Pressure is on to start mining the deep sea. Is it worth it?

Source:
CBC

Vancouver-based The Metals Company wants to be 1st to mine sea floor for critical minerals

By Lisa Johnson, CBC News

A sea cucumber is seen on the deep ocean floor in the Clarion-Clipperton Zone, an area of the Pacific Ocean where mining companies want to exploit polymetallic nodules rich in cobalt, nickel, copper and manganese. (Diva Amon and Craig Smith/Abyssal Baseline Project)

A battle is brewing over the future of the ocean floor that pits the fate of this little-known ecosystem against humanity's demand for critical minerals — and a Vancouver company is leading the charge.

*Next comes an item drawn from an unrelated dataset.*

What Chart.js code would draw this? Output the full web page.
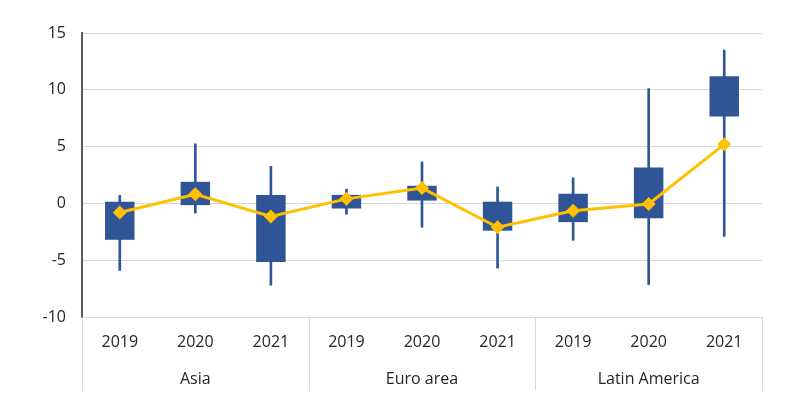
<!DOCTYPE html>
<html>
<head>
<meta charset="utf-8">
<script src="https://cdn.jsdelivr.net/npm/chart.js@4/dist/chart.umd.min.js"></script>
<style>
  html, body { margin: 0; padding: 0; background: #fff; }
  #wrap { width: 787px; height: 398px; position: relative; }
</style>
</head>
<body>
<div id="wrap"><canvas id="c" width="787" height="398"></canvas></div>
<script>
const groups = ['Asia', 'Euro area', 'Latin America'];
const years = ['2019', '2020', '2021'];
const boxLow     = [-3.2, -0.15, -5.15, -0.45, 0.25, -2.4, -1.65, -1.3, 7.65];
const boxHigh    = [0.15, 1.9, 0.75, 0.75, 1.55, 0.15, 0.85, 3.15, 11.2];
const whiskerLow = [-5.9, -0.85, -7.2, -0.95, -2.1, -5.7, -3.25, -7.15, -2.9];
const whiskerHigh= [0.7, 5.25, 3.25, 1.25, 3.65, 1.45, 2.25, 10.1, 13.5];
const median     = [-0.8, 0.8, -1.15, 0.4, 1.35, -2.1, -0.65, -0.05, 5.2];
const yTicks = [-10, -5, 0, 5, 10, 15];

const labels = [];
groups.forEach(() => years.forEach(y => labels.push(y)));

const FONT = '"Open Sans", "Liberation Sans", Arial, sans-serif';
const BLUE = '#2F5597';
const GOLD = '#FFC000';
const GRID = '#D9D9D9';
const TEXT = '#262626';

const groupPlugin = {
  id: 'groupLabels',
  afterDraw(chart) {
    const ctx = chart.ctx;
    const x = chart.scales.x;
    const area = chart.chartArea;
    const n = years.length;
    const step = (x.getPixelForValue(1) - x.getPixelForValue(0));
    ctx.save();
    ctx.strokeStyle = GRID;
    ctx.lineWidth = 1;
    for (let g = 0; g <= groups.length; g++) {
      let px;
      if (g === 0) px = area.left;
      else if (g === groups.length) px = area.right;
      else px = x.getPixelForValue(g * n) - step / 2;
      px = Math.round(px) + 0.5;
      ctx.beginPath();
      ctx.moveTo(px, area.bottom);
      ctx.lineTo(px, area.bottom + 73);
      ctx.stroke();
    }
    ctx.fillStyle = TEXT;
    ctx.font = '16px ' + FONT;
    ctx.textAlign = 'center';
    ctx.textBaseline = 'middle';
    groups.forEach((gname, g) => {
      const cx = x.getPixelForValue(g * n + (n - 1) / 2);
      ctx.fillText(gname, cx, area.bottom + 62);
    });
    ctx.restore();
  }
};

new Chart(document.getElementById('c'), {
  data: {
    labels: labels,
    datasets: [
      {
        type: 'line',
        data: median,
        borderColor: GOLD,
        backgroundColor: GOLD,
        borderWidth: 3,
        pointStyle: 'rectRot',
        pointRadius: 7,
        pointHoverRadius: 7,
        pointBackgroundColor: GOLD,
        pointBorderColor: GOLD,
        pointBorderWidth: 0,
        tension: 0,
        order: 0
      },
      {
        type: 'bar',
        data: boxLow.map((v, i) => [v, boxHigh[i]]),
        backgroundColor: BLUE,
        borderWidth: 0,
        grouped: false,
        categoryPercentage: 1,
        barPercentage: 0.39,
        order: 1
      },
      {
        type: 'bar',
        data: whiskerLow.map((v, i) => [v, whiskerHigh[i]]),
        backgroundColor: BLUE,
        borderWidth: 0,
        grouped: false,
        barThickness: 2,
        order: 2
      }
    ]
  },
  options: {
    responsive: false,
    animation: false,
    devicePixelRatio: 1,
    layout: { padding: { left: 0, top: 33, right: 25, bottom: 0 } },
    plugins: { legend: { display: false }, tooltip: { enabled: false } },
    scales: {
      x: {
        type: 'category',
        offset: true,
        grid: { display: false, drawTicks: false },
        border: { display: false },
        ticks: { color: TEXT, font: { family: FONT, size: 16 }, padding: 16, maxRotation: 0, autoSkip: false },
        afterFit(scale) { scale.height = 81; }
      },
      y: {
        min: -10,
        max: 15,
        afterBuildTicks(scale) { scale.ticks = yTicks.map(v => ({ value: v })); },
        grid: { color: GRID, lineWidth: 1, drawTicks: false },
        border: { display: true, color: '#595959', width: 2 },
        ticks: { color: TEXT, font: { family: FONT, size: 16 }, padding: 16 },
        afterFit(scale) { scale.width = 82; }
      }
    }
  },
  plugins: [groupPlugin]
});
</script>
</body>
</html>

The Metals Company (TMC), formerly known as DeepGreen Metals, wants to mine potato-sized rocks known as polymetallic nodules, which contain metals in demand for electric vehicles, solar panels and more. 

These nodules lay on the sea floor, some four to six kilometres below the surface and outside the jurisdiction of any country, where the regulatory body, the International Seabed Authority (ISA), has issued exploration permits but never allowed commercial mining.

Despite more than a decade of discussion, the ISA hasn't yet created regulations to let deep-sea mining happen.

But last year, the tiny Pacific Island nation of Nauru, in partnership with TMC, triggered a U.N. treaty provision called the two-year rule that will force the ISA to establish regulations or "provisionally" allow mining anyway in less than a year from now — by July 9, 2023.

While TMC and other firms eager to mine argue deep-sea metals are urgently needed for the clean-energy transition, those opposed — including environmental groups and a trio of Pacific nations — say moving too quickly is likely to risk a sea floor ecosystem that's been millenia in the making.